Cheriton School of Computer Science Professor Gautam Kamath has received a 2023 Faculty of Mathematics Golden Jubilee Research Excellence Award. The $2,500 prize, established in 2017 to mark the 50th anniversary of the Faculty of Mathematics, is conferred to faculty members who have made outstanding research contributions.
“Congratulations to Gautam on receiving this much-deserved research excellence award,” said Raouf Boutaba, Professor and Director of the Cheriton School of Computer Science. “Gautam’s research is grounded strongly in theoretical computer science, but he and his students ensure that the work they conduct also has critically important practical applications, most notably by drawing useful insights from data while preserving privacy of sensitive personal information.”
Highlights of Professor Kamath’s research contributions
Among Professor Kamath’s most significant contributions is a solution to what had been to that point an open problem in classical statistics — that is, providing a computationally efficient algorithm for robust mean estimation, even in settings with high-dimensional data.
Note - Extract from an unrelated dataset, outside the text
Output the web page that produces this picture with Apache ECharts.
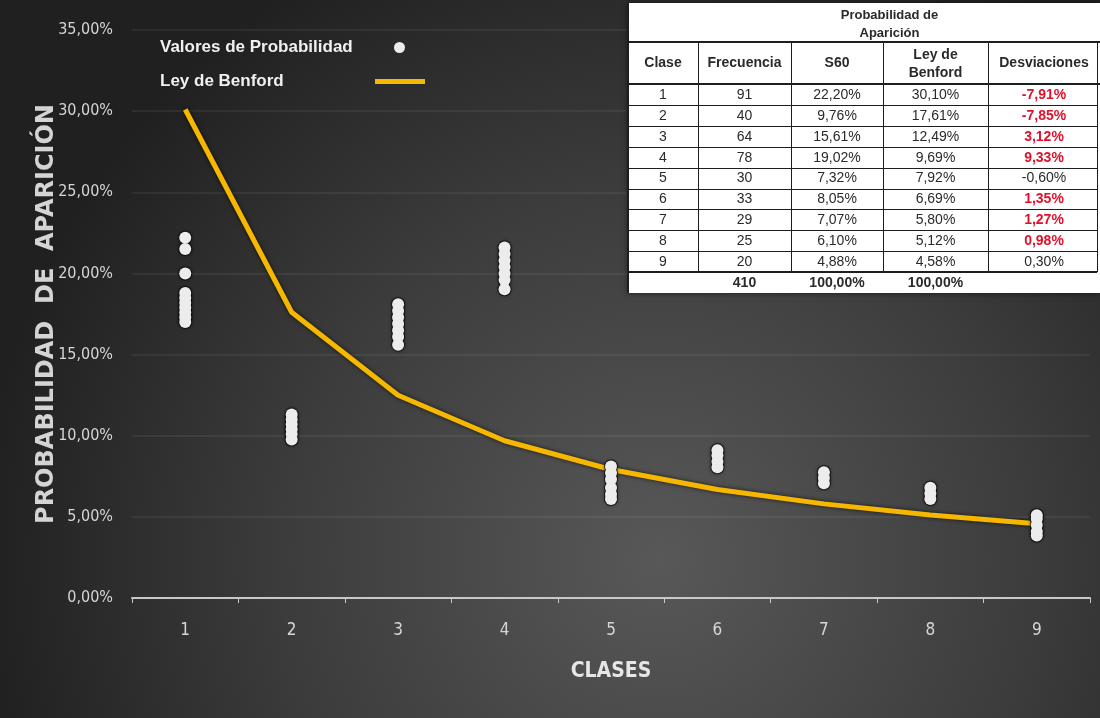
<!DOCTYPE html>
<html lang="es">
<head>
<meta charset="utf-8">
<title>Ley de Benford - Probabilidad de Aparición</title>
<script src="https://cdn.jsdelivr.net/npm/echarts@6/dist/echarts.min.js"></script>
<style>
  html, body { margin: 0; padding: 0; background: #2a2a2a; }
  #chart { width: 1100px; height: 718px; }
</style>
</head>
<body>
<div id="chart"></div>
<script>
// ---- Datos ----
const clases = ['1', '2', '3', '4', '5', '6', '7', '8', '9'];

// Valores de probabilidad observados (%) por clase
const valoresClase1 = [22.2, 21.5, 20.0, 18.8, 18.5, 18.2, 17.9, 17.6, 17.3, 17.0];
const valoresClase2 = [11.3, 11.0, 10.7, 10.4, 10.1, 9.76];
const valoresClase3 = [18.1, 17.7, 17.3, 16.9, 16.5, 16.1, 15.61];
const valoresClase4 = [21.6, 21.2, 20.8, 20.4, 20.0, 19.6, 19.02];
const valoresClase5 = [8.1, 7.7, 7.32, 6.8, 6.4, 6.1];
const valoresClase6 = [9.1, 8.8, 8.4, 8.05];
const valoresClase7 = [7.75, 7.4, 7.07];
const valoresClase8 = [6.8, 6.45, 6.10];
const valoresClase9 = [5.1, 4.88, 4.5, 4.1, 3.85];

// Ley de Benford (%)
const leyBenford = [30.10, 17.61, 12.49, 9.69, 7.92, 6.69, 5.80, 5.12, 4.58];

// Tabla resumen
const frecuencia = [91, 40, 64, 78, 30, 33, 29, 25, 20];
const s60 = [22.20, 9.76, 15.61, 19.02, 7.32, 8.05, 7.07, 6.10, 4.88];
const desviaciones = [-7.91, -7.85, 3.12, 9.33, -0.60, 1.35, 1.27, 0.98, 0.30];
const resaltar = [true, true, true, true, false, true, true, true, false];
const totalFrecuencia = 410;
const totalS60 = 100.00;
const totalBenford = 100.00;

const ticksY = { min: 0, max: 35, interval: 5 };

// ---- Utilidades ----
const fmt = v => v.toFixed(2).replace('.', ',') + '%';
const narrow = "'Liberation Sans Narrow', 'DejaVu Sans Condensed', 'Liberation Sans', sans-serif";
const sans = "'Liberation Sans', Arial, sans-serif";
const medidor = document.createElement('canvas').getContext('2d');
function anchoTexto(s, font) { medidor.font = font; return medidor.measureText(s).width; }

const valoresPorClase = [valoresClase1, valoresClase2, valoresClase3, valoresClase4,
  valoresClase5, valoresClase6, valoresClase7, valoresClase8, valoresClase9];
const puntos = [];
valoresPorClase.forEach((lista, i) => lista.forEach(v => puntos.push([i, v])));

// ---- Tabla (graphic) ----
const colX = [628, 698, 791, 883, 988, 1100];
const tTop = 3, hdrBottom = 42, colHdrBottom = 84, rowH = 20.9;
const dataBottom = colHdrBottom + rowH * clases.length;
const tBottom = dataBottom + 21;
const cx = i => (colX[i] + colX[i + 1]) / 2;

function txt(text, x, y, font, fill) {
  return {
    type: 'text', z: 100, x: x, y: y,
    style: { text: text, font: font, fill: fill || '#2a2a2a',
      align: 'center', verticalAlign: 'middle', textAlign: 'center', textVerticalAlign: 'middle' }
  };
}
function ln(x1, y1, x2, y2, w) {
  return { type: 'line', z: 100, shape: { x1, y1, x2, y2 }, style: { stroke: '#1e1e1e', lineWidth: w || 1 } };
}

const tabla = [];
tabla.push({ type: 'rect', z: 99, shape: { x: colX[0], y: tTop, width: colX[5] - colX[0], height: tBottom - tTop },
  style: { fill: '#ffffff', shadowColor: 'rgba(0,0,0,0.6)', shadowBlur: 6 } });
tabla.push(ln(colX[0], tTop, colX[0], tBottom, 2));
tabla.push(ln(colX[0], hdrBottom, 1100, hdrBottom, 2));
tabla.push(ln(colX[0], colHdrBottom, 1100, colHdrBottom, 2));
for (let r = 1; r < clases.length; r++) {
  const y = Math.round(colHdrBottom + r * rowH) + 0.5;
  tabla.push(ln(colX[0], y, 1097, y, 1));
}
tabla.push(ln(colX[0], dataBottom, 1097, dataBottom, 2));
for (let c = 1; c < 5; c++) {
  tabla.push(ln(colX[c] + 0.5, hdrBottom, colX[c] + 0.5, dataBottom, 1));
}
tabla.push(ln(1097.5, hdrBottom, 1097.5, dataBottom, 1));

const fh = 'bold 14px ' + sans;
const fb = 'bold 14px ' + sans;
const fn = '14px ' + sans;
tabla.push(txt('Probabilidad de', (colX[2] + colX[4]) / 2, 15, 'bold 13px ' + sans));
tabla.push(txt('Aparición', (colX[2] + colX[4]) / 2, 33, 'bold 13px ' + sans));
tabla.push(txt('Clase', cx(0), 63, fh));
tabla.push(txt('Frecuencia', cx(1), 63, fh));
tabla.push(txt('S60', cx(2), 63, fh));
tabla.push(txt('Ley de', cx(3), 55, fh));
tabla.push(txt('Benford', cx(3), 73, fh));
tabla.push(txt('Desviaciones', cx(4), 63, fh));
clases.forEach((c, i) => {
  const y = colHdrBottom + rowH * (i + 0.5) + 0.5;
  tabla.push(txt(c, cx(0), y, fn));
  tabla.push(txt(String(frecuencia[i]), cx(1), y, fn));
  tabla.push(txt(fmt(s60[i]), cx(2), y, fn));
  tabla.push(txt(fmt(leyBenford[i]), cx(3), y, fn));
  tabla.push(txt(fmt(desviaciones[i]), cx(4), y,
    resaltar[i] ? fb : fn, resaltar[i] ? '#e0102a' : '#2a2a2a'));
});
const yTot = dataBottom + 11;
tabla.push(txt(String(totalFrecuencia), cx(1), yTot, fb));
tabla.push(txt(fmt(totalS60), cx(2), yTot, fb));
tabla.push(txt(fmt(totalBenford), cx(3), yTot, fb));

// ---- Leyenda: texto a la izquierda, icono alineado en columna ----
const fuenteLeyenda = 'bold 17px ' + sans;
const nombreValores = 'Valores de Probabilidad';
const nombreBenford = 'Ley de Benford';
const relleno1 = Math.max(0, 229 - anchoTexto(nombreValores, fuenteLeyenda));
const relleno2 = Math.max(0, 210 - anchoTexto(nombreBenford, fuenteLeyenda));
const estiloLeyenda = (relleno) => ({
  color: '#f0f0f0', fontSize: 17, fontWeight: 'bold', fontFamily: sans, padding: [0, relleno, 0, 0]
});

// ---- Gráfico ----
const chart = echarts.init(document.getElementById('chart'));
const option = {
  backgroundColor: {
    type: 'radial', x: 0.6, y: 0.78, r: 0.95,
    colorStops: [
      { offset: 0, color: '#585858' },
      { offset: 0.55, color: '#3c3c3c' },
      { offset: 1, color: '#202020' }
    ]
  },
  animation: false,
  grid: { left: 132, right: 10, top: 30, bottom: 120 },
  legend: [
    {
      data: [{ name: nombreValores, icon: 'circle' }],
      left: 160, top: 39, align: 'right', padding: 0,
      itemWidth: 11, itemHeight: 11,
      itemStyle: { borderWidth: 0, shadowBlur: 0 },
      textStyle: estiloLeyenda(relleno1)
    },
    {
      data: [{ name: nombreBenford, icon: 'rect' }],
      left: 160, top: 73, align: 'right', padding: 0,
      itemWidth: 50, itemHeight: 5,
      itemStyle: { shadowBlur: 0 },
      textStyle: estiloLeyenda(relleno2)
    }
  ],
  xAxis: {
    type: 'category',
    data: clases,
    boundaryGap: true,
    name: 'CLASES',
    nameLocation: 'middle',
    nameGap: 63,
    nameTextStyle: { color: '#e6e6e6', fontSize: 21, fontWeight: 'bold', fontFamily: narrow },
    axisLine: { lineStyle: { color: '#c8c8c8', width: 2 } },
    axisTick: { show: true, length: 5, lineStyle: { color: '#c8c8c8', width: 1 } },
    axisLabel: { color: '#d6d6d6', fontSize: 17, fontFamily: narrow, margin: 24 },
    splitLine: { show: false }
  },
  yAxis: {
    type: 'value',
    min: ticksY.min, max: ticksY.max, interval: ticksY.interval,
    name: 'PROBABILIDAD  DE  APARICIÓN',
    nameLocation: 'middle',
    nameGap: 73,
    nameMoveOverlap: false,
    nameRotate: 90,
    nameTextStyle: { color: '#d4d4d4', fontSize: 24, fontWeight: 'bold', fontFamily: "'DejaVu Sans', sans-serif" },
    axisLine: { show: false },
    axisTick: { show: false },
    axisLabel: { color: '#d6d6d6', fontSize: 16, fontFamily: narrow, margin: 19, formatter: v => fmt(v) },
    splitLine: { show: true, lineStyle: { color: 'rgba(255,255,255,0.06)', width: 2 } }
  },
  series: [
    {
      name: nombreBenford,
      type: 'line',
      data: leyBenford,
      symbol: 'none',
      z: 2,
      itemStyle: { color: '#f5b700' },
      lineStyle: { color: '#f5b700', width: 5, shadowColor: 'rgba(0,0,0,0.7)', shadowBlur: 4 }
    },
    {
      // contorno oscuro de los puntos, dibujado debajo de ellos
      name: 'contorno',
      type: 'scatter',
      data: puntos,
      symbol: 'circle',
      symbolSize: 14,
      z: 3,
      silent: true,
      itemStyle: { color: 'rgba(10,10,10,0.85)', shadowColor: 'rgba(0,0,0,0.6)', shadowBlur: 3 }
    },
    {
      name: nombreValores,
      type: 'scatter',
      data: puntos,
      symbol: 'circle',
      symbolSize: 12,
      z: 4,
      itemStyle: { color: '#ececec', borderWidth: 0, opacity: 1 }
    }
  ],
  graphic: { elements: tabla }
};
chart.setOption(option);
</script>
</body>
</html>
Computationally inefficient methods for this problem have existed for four decades, but Professor Kamath’s method sparked an explosive line of work on algorithmic robust statistics, which has in turn led to works by the community addressing a number of other major related problems. These include learning mixtures of Gaussians, achieving sub-Gaussian rates for heavy-tailed distributions, and estimation under the constraint of differential privacy.
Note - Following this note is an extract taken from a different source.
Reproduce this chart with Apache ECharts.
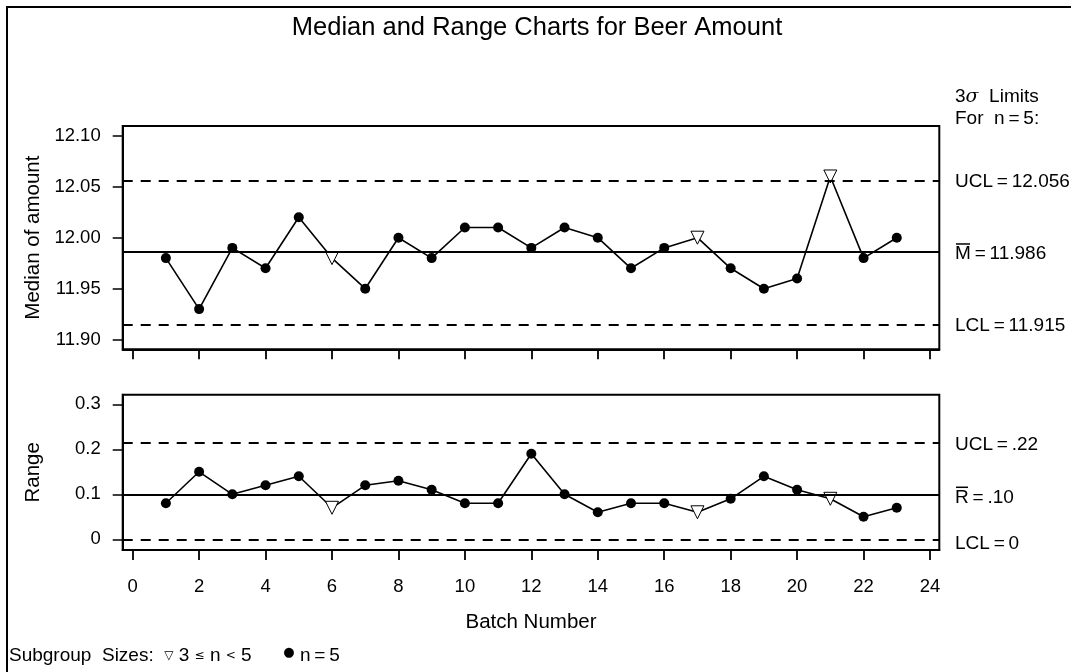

Professor Kamath’s results were published in a 2016 Symposium on Foundations of Computer Science (FOCS 2016) paper titled “Robust Estimators in High-Dimensions Without the Computational Intractability.” This paper received a number of further invitations to prestigious venues, among them the SICOMP Special Issue for FOCS 2016, Highlights of Algorithms 2017, and Communications of the ACM Research Highlights. With more than 425 citations as of July 2023, it remains the most-cited work from FOCS 2016.
Much of Professor Kamath’s work has focused on differential privacy, a rigorous notion of data privacy that protects statistics against disclosure of sensitive information about individuals. Starting with his paper “Privately Learning High-Dimensional Distributions” presented at COLT 2019, the 32nd Conference on Learning Theory, he has had a number of works investigating statistical estimation under the constraint of differential privacy. Many other researchers have been inspired by his work, and addressed adjacent problems.
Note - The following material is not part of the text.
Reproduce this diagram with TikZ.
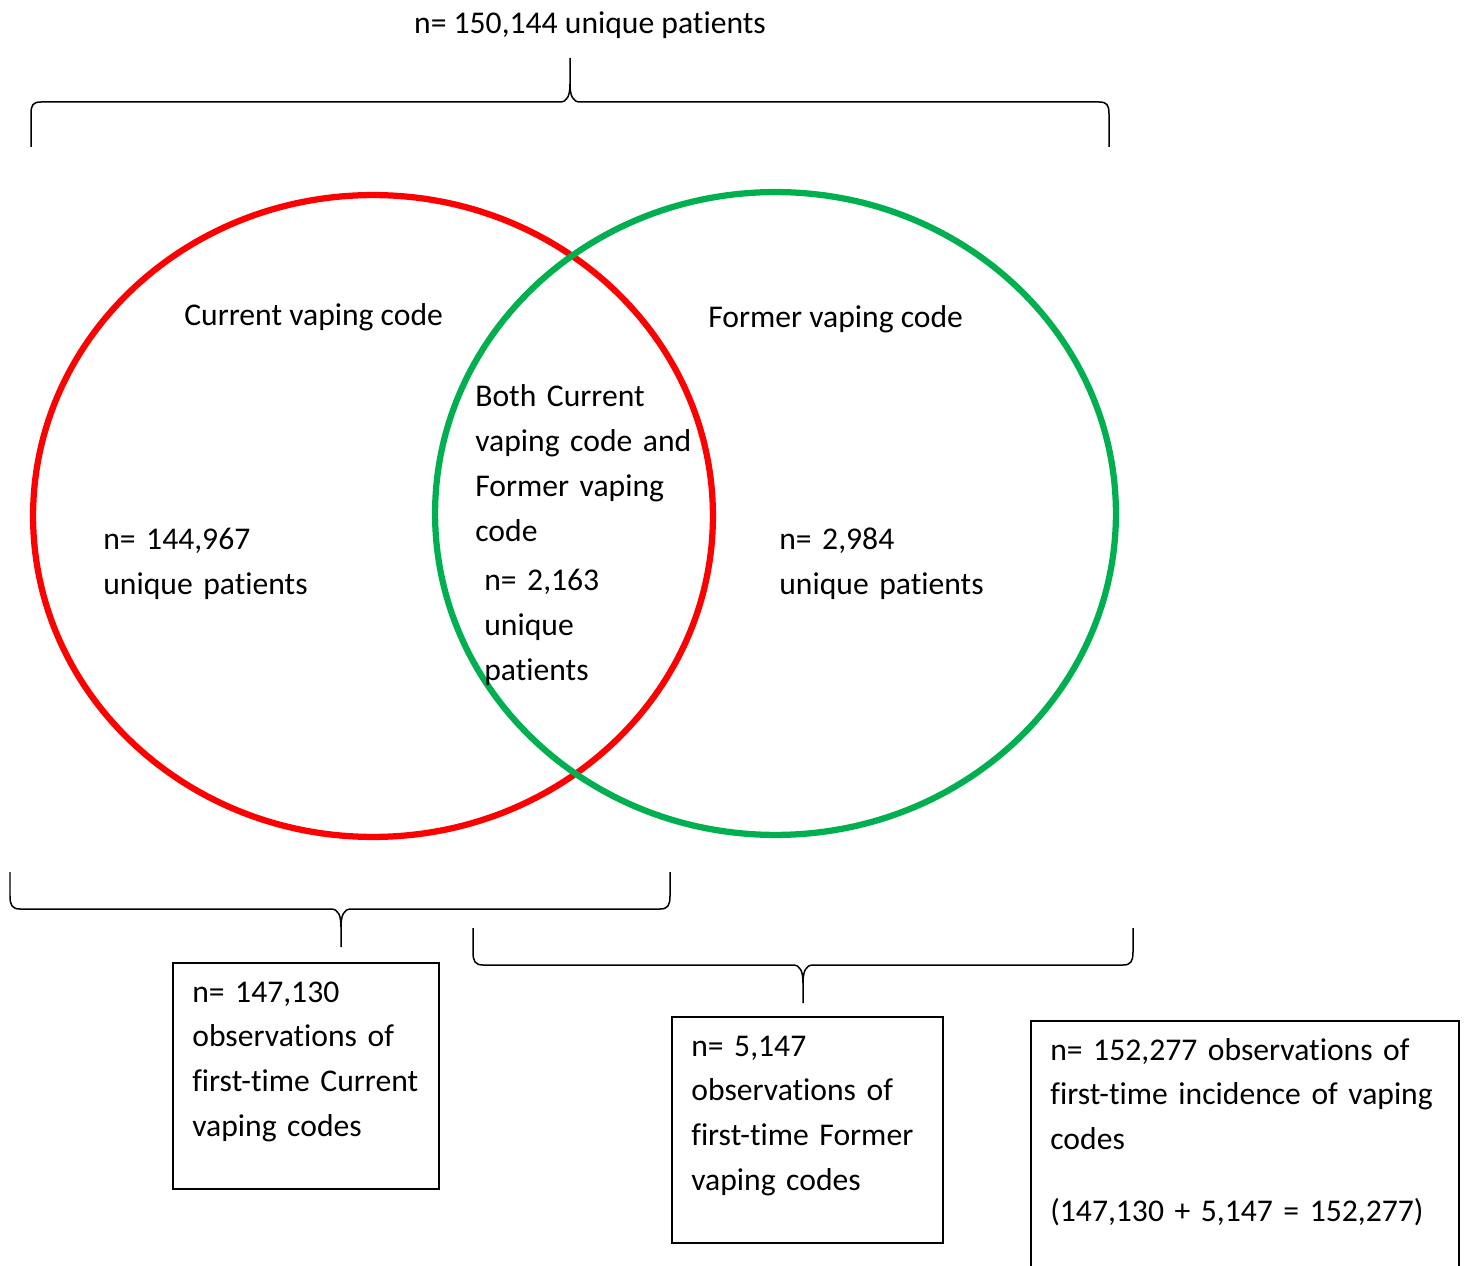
\documentclass[tikz,border=0pt]{standalone}
\usepackage{fontspec}
\setmainfont{Carlito}[Ligatures=NoCommon]
\usetikzlibrary{positioning}
\definecolor{setred}{RGB}{255,0,0}
\definecolor{setgreen}{RGB}{0,176,80}
\tikzset{
vapeset/.style={
draw,
line width=0.125cm
},
countbox/.style={
draw,
line width=0.04cm,
anchor=north west,
inner sep=0pt
},
bracepath/.style={
draw,
line width=0.03cm,
line join=round
},
lbl/.style={
font=\fontsize{18}{25.6}\selectfont,
inner sep=0pt
},
block/.style={
lbl,
anchor=base west,
align=left,
text width=6cm
}
}

\begin{document}
\begin{tikzpicture}[x=0.02cm, y=-0.02cm]
\path[use as bounding box, clip] (0,0) rectangle (1464,1266);

% the two sets
\draw[vapeset, setred] (373,516) ellipse [x radius=6.8cm, y radius=6.42cm];
\draw[vapeset, setgreen] (775.5,513.5) ellipse [x radius=6.81cm, y radius=6.43cm];

% braces
\draw[bracepath] (31,147) -- (31,114) .. controls (31,105) and (33,102) .. (41,102) -- (560,102) .. controls (567,102) and (570,96) .. (570,84) -- (570,58);
\draw[bracepath] (1109,147) -- (1109,114) .. controls (1109,105) and (1107,102) .. (1099,102) -- (580,102) .. controls (573,102) and (570,96) .. (570,84);
\draw[bracepath] (10,872) -- (10,896) .. controls (10,905) and (12,909) .. (20,909) -- (331,909) .. controls (338,909) and (341,915) .. (341,927) -- (341,947);
\draw[bracepath] (670,872) -- (670,896) .. controls (670,905) and (668,909) .. (660,909) -- (351,909) .. controls (344,909) and (341,915) .. (341,927);
\draw[bracepath] (473,928) -- (473,952) .. controls (473,961) and (475,965) .. (483,965) -- (793,965) .. controls (800,965) and (803,971) .. (803,983) -- (803,1003);
\draw[bracepath] (1133,928) -- (1133,952) .. controls (1133,961) and (1131,965) .. (1123,965) -- (813,965) .. controls (806,965) and (803,971) .. (803,983);

% labels
\node[lbl, anchor=base] (total) at (590,34) {n= 150,144 unique patients};
\node[lbl, anchor=base west] (curlab) at (184,326) {Current vaping code};
\node[lbl, anchor=base west] (formlab) at (708,328) {Former vaping code};
\node[block] (curn) at (103,550) {n= 144,967\\unique patients};
\node[block] (formn) at (779,550) {n= 2,984\\unique patients};
\node[block] (bothlab) at (475,407) {Both Current\\vaping code and\\Former vaping\\code};
\node[block] (bothn) at (484,591) {n= 2,163\\unique\\patients};

% count boxes
\node[countbox, minimum width=5.32cm, minimum height=4.52cm] (curbox) at (172,962) {};
\node[countbox, minimum width=5.42cm, minimum height=4.52cm] (formbox) at (671,1016) {};
\node[countbox, minimum width=8.56cm, minimum height=5.6cm] (allbox) at (1030,1020) {};
\node[block] (curobs) at (192,1002) {n= 147,130\\observations of\\first-time Current\\vaping codes};
\node[block] (formobs) at (691,1056) {n= 5,147\\observations of\\first-time Former\\vaping codes};
\node[block, text width=8cm] (allobs) at (1050,1060) {n= 152,277 observations of\\first-time incidence of vaping\\codes\\[0.54cm](147,130 + 5,147 = 152,277)};

\end{tikzpicture}
\end{document}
Some of his most recent works — “Efficient Mean Estimation with Pure Differential Privacy via a Sum-of-Squares Exponential Mechanism” presented at the 2022 Symposium on Theory of Computing and “Robustness Implies Privacy in Statistical Estimation” presented at the 2023 Symposium on Theory of Computing — link to his earlier work on robust estimation. These show exciting new technical connections between robustness and privacy that have inspired other researchers to pursue further.
Another important work is “The Discrete Gaussian for Differential Privacy,” presented at the 2020 Conference on Neural Information Processing Systems. This research introduced a new mechanism for releasing quantities subject to differential privacy, by careful analysis of a fundamental distribution, the discrete Gaussian. This research has had immense impact. It was deployed in the 2020 US Census as the key primitive underlying their Disclosure Avoidance System. Professor Kamath’s algorithm was used on the sensitive data of more than 300 million people in the most high-profile deployment of differential privacy to date. This work also serves as an exemplar of how Professor Kamath’s research begins with rigorous theoretical analysis but also has enormous practical impacts.
Also of note is his paper “Differentially Private Fine-tuning of Language Models,” presented at the 2022 International Conference on Learning Representations. This research shows that recent advances in machine learning can be highly effective even with the addition of privacy constraints. This has had a significant impact in both academia and industry. Within academia, it has spurred an active line of work on private machine learning with the assistance of public data. This project was a collaboration with Microsoft, and the methods have seen significant deployment in industry.
Professor Kamath’s research contributions are matched by the outstanding guidance and mentorship he provides to his students. His previous master’s student, Mahbod Majid, received the 2023 Faculty of Mathematics Graduate Research Excellence Award. In addition, four of his current master’s students — Alex Bie, Matthew Regehr, Sabrina Mokhtari, and Jimmy Di — have each been awarded prestigious Vector Scholarships in Artificial Intelligence, and his undergraduate student, Nicholas Vadivelu, won the 2021 Jessie W.H. Zou Memorial Award and was a runner up for a Computing Research Association’s 2022 Outstanding Undergraduate Researcher Award.
Faculty of Mathematics Golden Jubilee Research Excellence Award
Professor Kamath is the fourth faculty member at the Cheriton School of Computer Science to receive a Faculty of Mathematics Golden Jubilee Research Excellence Award.
Past recipients are Professors Florian Kerschbaum (2022 recipient), Jesse Hoey (2019 recipient), and Daniel Vogel (2018 recipient).